I called, as I always do, I called to Penelope,
I called to the strong with the petulant call of the weak;
There lay the head and the brown eyes dizzily open,
And the mouth apart but the tongue unable to speak;
There lay the nut-shaped head that I love for ever,
The thin little neck, the turned-up nose and the charms
Of pouting lips and lashes and circling eyebrows;
But where was the body? and where were the legs and arms?

This falls short of Gothic nightmare. Its curious visual force is that of a movie gimmick. The pathology is all surface, cosily imagined in the bath. Betjeman wears all his pathologies in comfort. ‘Archibald’, his teddy-bear preserved from childhood, is a bulwark against a ‘dreadful void’ which is not somehow imagined as very likely:

And if an analyst one day
       Of school of Adler, Jung or Freud
Should take this aged bear away,
       Then, oh my God, the dreadful void!
Its draughty darkness could but be
Eternity, Eternity.

‘Woman Driver’, perhaps a daughter of Joan Hunter Dunn, Mini-owning and Dolcisshod, gives rise to some expected stirrings of desire. The poet envies the harmless pleasures available to the lady’s garments and furnishings (‘What warm upholstery will hold those thighs? ... What pedal feel the Dolcis pressing hard?’). The ‘lovely in the ski-ing pants’ seems far (but how far, after all?) from the corsetings and couplings of white hotels and such.

The chronicler of the poignancy of tatty lives, their affectations and nostalgias, their endearing pretensions and vulnerabilities, the cloying sentiment uncloyingly recorded as sheer human love or human pain: this Betjeman fitfully appears. ‘Interior Decorator’ is an erratic sketchbook assemblage of elderly camp. ‘The Retired Postal Clerk’ opens with de haut en bas mimicry reminiscent of Ford Madox Ford’s attempts to enter the minds of sergeant-majors. It ends with a throb of sentimental patness:

And those last months when she was really bad,
They were the only pleasures that she had.

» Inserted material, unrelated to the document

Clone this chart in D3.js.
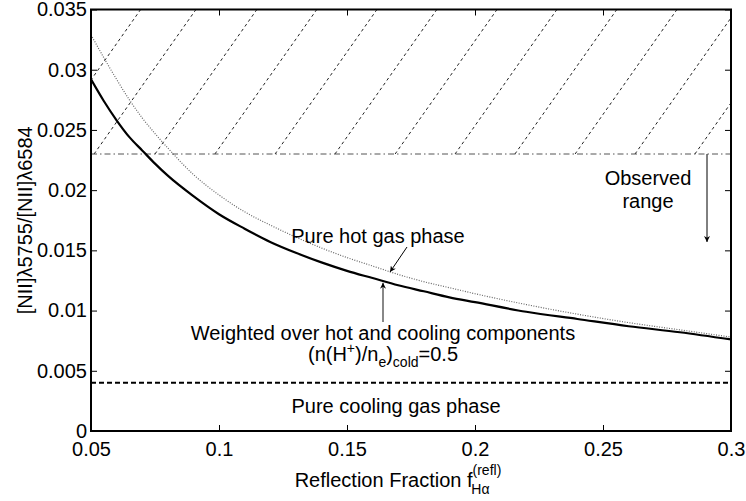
<!DOCTYPE html>
<html>
<head>
<meta charset="utf-8">
<script src="https://cdn.jsdelivr.net/npm/d3@7"></script>
<style>
  body { margin: 0; background: #fff; }
  svg text { font-family: "Liberation Sans", Arial, sans-serif; fill: #000; }
</style>
</head>
<body>
<script>
// reflection fraction samples
var fracX = [0.05, 0.055, 0.06, 0.065, 0.07, 0.075, 0.08, 0.09, 0.1, 0.11, 0.12, 0.13,
             0.14, 0.15, 0.16, 0.17, 0.18, 0.19, 0.2, 0.22, 0.24, 0.26, 0.28, 0.3];
// weighted over hot and cooling components (solid)
var weighted = [0.0292, 0.0274, 0.0258, 0.0244, 0.0233, 0.0222, 0.0212, 0.0195, 0.0180, 0.0168, 0.0157, 0.0148,
                0.0140, 0.0133, 0.0127, 0.0121, 0.0116, 0.0111, 0.0107, 0.0099, 0.0093, 0.0087, 0.0082, 0.0076];
// pure hot gas phase (dotted)
var pureHot = [0.0329, 0.0310, 0.0292, 0.0275, 0.0260, 0.0247, 0.0235, 0.0213, 0.0196, 0.0182, 0.0171, 0.0161,
               0.0152, 0.0144, 0.0137, 0.0130, 0.0124, 0.0119, 0.0114, 0.0105, 0.0097, 0.0090, 0.0084, 0.0078];
// constant levels
var pureCooling = 0.004;
var observedMin = 0.023;
// hatch lines of the observed range (x where they leave the 0.023 line)
var hatchStart = [0.0296, 0.0512, 0.075, 0.0984, 0.1219, 0.1453, 0.1688, 0.1922, 0.2156, 0.2391, 0.2625, 0.2859];
var hatchRun = 0.0398;

var xTicks = [0.05, 0.1, 0.15, 0.2, 0.25, 0.3];
var xLabels = ["0.05", "0.1", "0.15", "0.2", "0.25", "0.3"];
var yTicks = [0, 0.005, 0.01, 0.015, 0.02, 0.025, 0.03, 0.035];
var yLabels = ["0", "0.005", "0.01", "0.015", "0.02", "0.025", "0.03", "0.035"];

var fullwidth = 746, fullheight = 501;
var pLeft = 91, pRight = 731, pTop = 9.5, pBottom = 431;

var svg = d3.select("body").append("svg")
  .attr("width", fullwidth)
  .attr("height", fullheight);

var xscale = d3.scaleLinear().domain([0.05, 0.3]).range([pLeft, pRight]);
var yscale = d3.scaleLinear().domain([0, 0.035]).range([pBottom, pTop]);

// clip + arrow marker
var defs = svg.append("defs");
defs.append("clipPath").attr("id", "plotclip")
  .append("rect").attr("x", pLeft).attr("y", pTop)
  .attr("width", pRight - pLeft).attr("height", pBottom - pTop);
defs.append("marker")
  .attr("id", "head")
  .attr("viewBox", "0 0 10 10")
  .attr("refX", 10).attr("refY", 5)
  .attr("markerWidth", 9).attr("markerHeight", 6)
  .attr("markerUnits", "userSpaceOnUse")
  .attr("orient", "auto")
  .append("path").attr("d", "M0,0 L10,5 L0,10 L3,5 Z").attr("fill", "#000");

var plot = svg.append("g").attr("clip-path", "url(#plotclip)");

// hatching above the observed limit
plot.selectAll(".hatch")
  .data(hatchStart)
  .enter().append("line")
  .attr("class", "hatch")
  .attr("x1", function(d) { return xscale(d); })
  .attr("y1", yscale(observedMin))
  .attr("x2", function(d) { return xscale(d + hatchRun); })
  .attr("y2", yscale(0.035))
  .attr("stroke", "#222")
  .attr("stroke-width", 1)
  .attr("stroke-dasharray", "3,3");

// observed lower limit (dash-dot)
plot.append("line")
  .attr("x1", xscale(0.05)).attr("x2", xscale(0.3))
  .attr("y1", yscale(observedMin)).attr("y2", yscale(observedMin))
  .attr("stroke", "#555")
  .attr("stroke-width", 1)
  .attr("stroke-dasharray", "6,3,1.5,3");

// pure cooling (dashed)
plot.append("line")
  .attr("x1", xscale(0.05)).attr("x2", xscale(0.3))
  .attr("y1", yscale(pureCooling)).attr("y2", yscale(pureCooling))
  .attr("stroke", "#000")
  .attr("stroke-width", 2)
  .attr("stroke-dasharray", "5,3");

var line = d3.line()
  .x(function(d) { return xscale(d[0]); })
  .y(function(d) { return yscale(d[1]); })
  .curve(d3.curveMonotoneX);

// pure hot (dotted)
plot.append("path")
  .datum(fracX.map(function(x, i) { return [x, pureHot[i]]; }))
  .attr("d", line)
  .attr("fill", "none")
  .attr("stroke", "#666")
  .attr("stroke-width", 1.2)
  .attr("stroke-dasharray", "1,1.5");

// weighted (solid)
plot.append("path")
  .datum(fracX.map(function(x, i) { return [x, weighted[i]]; }))
  .attr("d", line)
  .attr("fill", "none")
  .attr("stroke", "#000")
  .attr("stroke-width", 2.2);

// axes box with inward ticks on all sides
function tickFmt(labels, ticks) {
  return function(d) { return labels[ticks.indexOf(d)]; };
}
svg.append("g")
  .attr("transform", "translate(0," + pBottom + ")")
  .call(d3.axisBottom(xscale).tickValues(xTicks).tickSizeInner(-6).tickSizeOuter(0)
        .tickPadding(11).tickFormat(tickFmt(xLabels, xTicks)));
svg.append("g")
  .attr("transform", "translate(0," + pTop + ")")
  .call(d3.axisTop(xscale).tickValues(xTicks).tickSizeInner(-6).tickSizeOuter(0).tickFormat(""));
svg.append("g")
  .attr("transform", "translate(" + pLeft + ",0)")
  .call(d3.axisLeft(yscale).tickValues(yTicks).tickSizeInner(-6).tickSizeOuter(0)
        .tickPadding(4).tickFormat(tickFmt(yLabels, yTicks)));
svg.append("g")
  .attr("transform", "translate(" + pRight + ",0)")
  .call(d3.axisRight(yscale).tickValues(yTicks).tickSizeInner(-6).tickSizeOuter(0).tickFormat(""));

svg.selectAll(".domain").remove();
svg.selectAll(".tick line").attr("stroke", "#000").attr("stroke-width", 1);
svg.selectAll(".tick text").style("font-size", "20px").attr("fill", "#000");

svg.append("rect")
  .attr("x", pLeft).attr("y", pTop)
  .attr("width", pRight - pLeft).attr("height", pBottom - pTop)
  .attr("fill", "none").attr("stroke", "#000").attr("stroke-width", 2);

// axis labels
var xlab = svg.append("text")
  .attr("x", 398).attr("y", 487)
  .style("font-size", "20px")
  .attr("text-anchor", "middle");
xlab.append("tspan").text("Reflection Fraction f");
xlab.append("tspan").attr("dy", -12).style("font-size", "14px").text("(refl)");
xlab.append("tspan").attr("dx", -30).attr("dy", 19).style("font-size", "14px").text("Hα");

svg.append("text")
  .attr("transform", "translate(32," + ((pTop + pBottom) / 2) + ") rotate(-90)")
  .attr("text-anchor", "middle")
  .style("font-size", "20px")
  .text("[NII]λ5755/[NII]λ6584");

// annotations
svg.append("text").attr("x", 648).attr("y", 185).attr("text-anchor", "middle")
  .style("font-size", "20px").text("Observed");
svg.append("text").attr("x", 648).attr("y", 208).attr("text-anchor", "middle")
  .style("font-size", "20px").text("range");
svg.append("line")
  .attr("x1", 707).attr("y1", yscale(observedMin))
  .attr("x2", 707).attr("y2", 242)
  .attr("stroke", "#000").attr("stroke-width", 1)
  .attr("marker-end", "url(#head)");

svg.append("text").attr("x", 378).attr("y", 243).attr("text-anchor", "middle")
  .style("font-size", "20px").text("Pure hot gas phase");
svg.append("line")
  .attr("x1", 407).attr("y1", 247)
  .attr("x2", xscale(0.1668)).attr("y2", yscale(0.0132))
  .attr("stroke", "#000").attr("stroke-width", 1)
  .attr("marker-end", "url(#head)");

svg.append("text").attr("x", 383).attr("y", 340).attr("text-anchor", "middle")
  .style("font-size", "20px").text("Weighted over hot and cooling components");
var wt = svg.append("text").attr("x", 383).attr("y", 361).attr("text-anchor", "middle")
  .style("font-size", "20px");
wt.append("tspan").text("(n(H");
wt.append("tspan").attr("dy", -8).style("font-size", "14px").text("+");
wt.append("tspan").attr("dy", 8).text(")/n");
wt.append("tspan").attr("dy", 6).style("font-size", "14px").text("e");
wt.append("tspan").attr("dy", -6).text(")");
wt.append("tspan").attr("dy", 6).style("font-size", "14px").text("cold");
wt.append("tspan").attr("dy", -6).text("=0.5");
svg.append("line")
  .attr("x1", 383).attr("y1", 322)
  .attr("x2", 383).attr("y2", yscale(0.0124) + 1)
  .attr("stroke", "#888").attr("stroke-width", 2)
  .attr("marker-end", "url(#head)");

svg.append("text").attr("x", 396).attr("y", 413).attr("text-anchor", "middle")
  .style("font-size", "20px").text("Pure cooling gas phase");
</script>
</body>
</html>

In between are some moments of classic Betjeman: crushing bereavement, memories of touching happiness derived from small suburban pleasures, and a tawdry pathos of suburban meanness, as the daughter-in-law, invited to move into the widower’s house, replies:

       ‘What I want’s a place to call my own’ –
  She meant that she could wait till I was dead.

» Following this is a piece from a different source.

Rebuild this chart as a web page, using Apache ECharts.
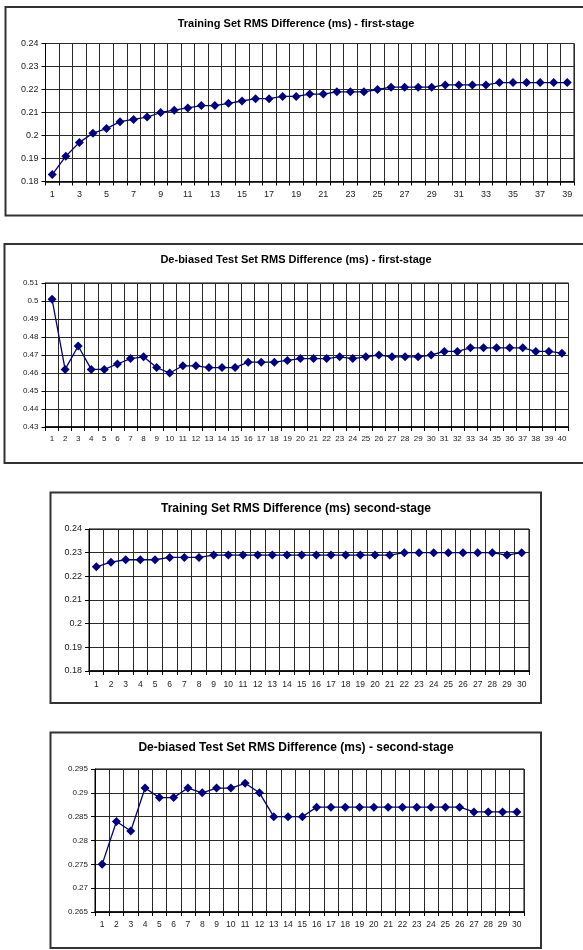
<!DOCTYPE html>
<html><head><meta charset="utf-8">
<script src="https://cdn.jsdelivr.net/npm/echarts@6/dist/echarts.min.js"></script>
<style>html,body{margin:0;padding:0;background:#fff}#c{width:583px;height:950px}</style>
</head><body><div id="c"></div>
<script>
// ---- Data ----
const title1 = 'Training Set RMS Difference (ms) - first-stage';
const title2 = 'De-biased Test Set RMS Difference (ms) - first-stage';
const title3 = 'Training Set RMS Difference (ms) second-stage';
const title4 = 'De-biased Test Set RMS Difference (ms) - second-stage';

const cats39 = ['1','2','3','4','5','6','7','8','9','10','11','12','13','14','15','16','17','18','19','20','21','22','23','24','25','26','27','28','29','30','31','32','33','34','35','36','37','38','39'];
const cats40 = ['1','2','3','4','5','6','7','8','9','10','11','12','13','14','15','16','17','18','19','20','21','22','23','24','25','26','27','28','29','30','31','32','33','34','35','36','37','38','39','40'];
const cats30 = ['1','2','3','4','5','6','7','8','9','10','11','12','13','14','15','16','17','18','19','20','21','22','23','24','25','26','27','28','29','30'];

const trainFirst = [0.183,0.191,0.197,0.201,0.203,0.206,0.207,0.208,0.210,0.211,
  0.212,0.213,0.213,0.214,0.215,0.216,0.216,0.217,0.217,0.218,
  0.218,0.219,0.219,0.219,0.220,0.221,0.221,0.221,0.221,0.222,
  0.222,0.222,0.222,0.223,0.223,0.223,0.223,0.223,0.223];
const testFirst = [0.501,0.462,0.475,0.462,0.462,0.465,0.468,0.469,0.463,0.460,
  0.464,0.464,0.463,0.463,0.463,0.466,0.466,0.466,0.467,0.468,
  0.468,0.468,0.469,0.468,0.469,0.470,0.469,0.469,0.469,0.470,
  0.472,0.472,0.474,0.474,0.474,0.474,0.474,0.472,0.472,0.471];
const trainSecond = [0.224,0.226,0.227,0.227,0.227,0.228,0.228,0.228,0.229,0.229,
  0.229,0.229,0.229,0.229,0.229,0.229,0.229,0.229,0.229,0.229,
  0.229,0.230,0.230,0.230,0.230,0.230,0.230,0.230,0.229,0.230];
const testSecond = [0.275,0.284,0.282,0.291,0.289,0.289,0.291,0.290,0.291,0.291,
  0.292,0.290,0.285,0.285,0.285,0.287,0.287,0.287,0.287,0.287,
  0.287,0.287,0.287,0.287,0.287,0.287,0.286,0.286,0.286,0.286];

// y-axis ranges: [min, max, interval]
const yRange1 = [0.18, 0.24, 0.01];
const yRange2 = [0.43, 0.51, 0.01];
const yRange3 = [0.18, 0.24, 0.01];
const yRange4 = [0.265, 0.295, 0.005];

// ---- Layout ----
const FONT = '"Liberation Sans", Arial, sans-serif';
const panels = [
  {title: title1, cats: cats39, data: trainFirst, y: yRange1,
   frame: [5.5, 7, 590, 208.5], titleY: 18.5, grid: {left: 45.5, top: 43.5, width: 528.5, height: 138},
   xLabelInterval: 1, xFont: 9, yFont: 9, titleFont: 11, xMargin: 9},
  {title: title2, cats: cats40, data: testFirst, y: yRange2,
   frame: [4.5, 244, 590, 219], titleY: 254.5, grid: {left: 45.5, top: 283, width: 523, height: 144},
   xLabelInterval: 0, xFont: 8, yFont: 8, titleFont: 11, xMargin: 8},
  {title: title3, cats: cats30, data: trainSecond, y: yRange3,
   frame: [50.5, 492.5, 490.5, 210.5], titleY: 502.5, grid: {left: 89, top: 529, width: 440, height: 142},
   xLabelInterval: 0, xFont: 8.5, yFont: 9, titleFont: 12, xMargin: 9},
  {title: title4, cats: cats30, data: testSecond, y: yRange4,
   frame: [50.5, 732.5, 490.5, 215.5], titleY: 741.5, grid: {left: 95, top: 769, width: 429, height: 143},
   xLabelInterval: 0, xFont: 8.5, yFont: 8, titleFont: 12, xMargin: 8}
];

const fmt = v => String(parseFloat(Number(v).toFixed(4)));

const option = {
  backgroundColor: '#fff',
  animation: false,
  title: panels.map(p => ({
    text: p.title, left: 296, top: p.titleY, padding: 0,
    textAlign: 'center', textVerticalAlign: 'top',
    textStyle: {fontFamily: FONT, fontWeight: 'bold', fontSize: p.titleFont, color: '#000'}
  })),
  graphic: panels.map(p => ({
    type: 'rect', silent: true, z: -1,
    shape: {x: p.frame[0], y: p.frame[1], width: p.frame[2], height: p.frame[3]},
    style: {fill: '#fff', stroke: '#333', lineWidth: 2}
  })),
  grid: panels.map(p => Object.assign({show: true, borderColor: '#000', borderWidth: 1, backgroundColor: '#fff', containLabel: false}, p.grid)),
  xAxis: panels.map((p, i) => ({
    type: 'category', gridIndex: i, data: p.cats, boundaryGap: true,
    axisLine: {lineStyle: {color: '#000', width: 1.5}},
    axisTick: {show: true, interval: 0, length: 4, lineStyle: {color: '#000'}},
    splitLine: {show: true, interval: 0, lineStyle: {color: '#2a2a2a', width: 1}},
    axisLabel: {interval: p.xLabelInterval, fontFamily: FONT, fontSize: p.xFont, color: '#222', margin: p.xMargin}
  })),
  yAxis: panels.map((p, i) => ({
    type: 'value', gridIndex: i, min: p.y[0], max: p.y[1], interval: p.y[2],
    axisLine: {show: true, lineStyle: {color: '#000', width: 1}},
    axisTick: {show: true, length: 4, lineStyle: {color: '#000'}},
    splitLine: {show: true, lineStyle: {color: '#2a2a2a', width: 1}},
    axisLabel: {formatter: fmt, fontFamily: FONT, fontSize: p.yFont, color: '#222', margin: 7}
  })),
  series: panels.map((p, i) => ({
    type: 'line', xAxisIndex: i, yAxisIndex: i, data: p.data,
    symbol: 'diamond', symbolSize: 9, showAllSymbol: true,
    lineStyle: {color: '#000080', width: 1.3},
    itemStyle: {color: '#000080', borderWidth: 0}
  }))
};

const chart = echarts.init(document.getElementById('c'), null, {renderer: 'canvas'});
chart.setOption(option);
</script>
</body></html>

Many of the poems are uncharacteristically vulgarised by a kind of factitious hard finish, as in ‘A Romance’ (a cheap little ballad about a ball at the parvenu end of debutante society, with the best-laid plans of the Cecil-Samuels properly stymied, as people with such names deserve), or in the harsh inverted morality of ‘Thoughts on a Train’.

Howard Sergeant’s Travelling without a Valid Ticket starts a few stations down the line from Betjemania, though its nostalgias are, in places, not unlike. The idea is that his grandfather was a railwayman all his life, and railways, religion, and for that matter life itself, seem to have become metaphors of one another for everyone in sight. The seven poems in this sequence are, it seems, a kind of Seven Ages of Man, with titles like ‘Making the Connection’ and ‘The End of the Line’. The latter is about the old man’s death: ‘I’ve been travelling without a valid ticket ever since.’ And this is the age of the train.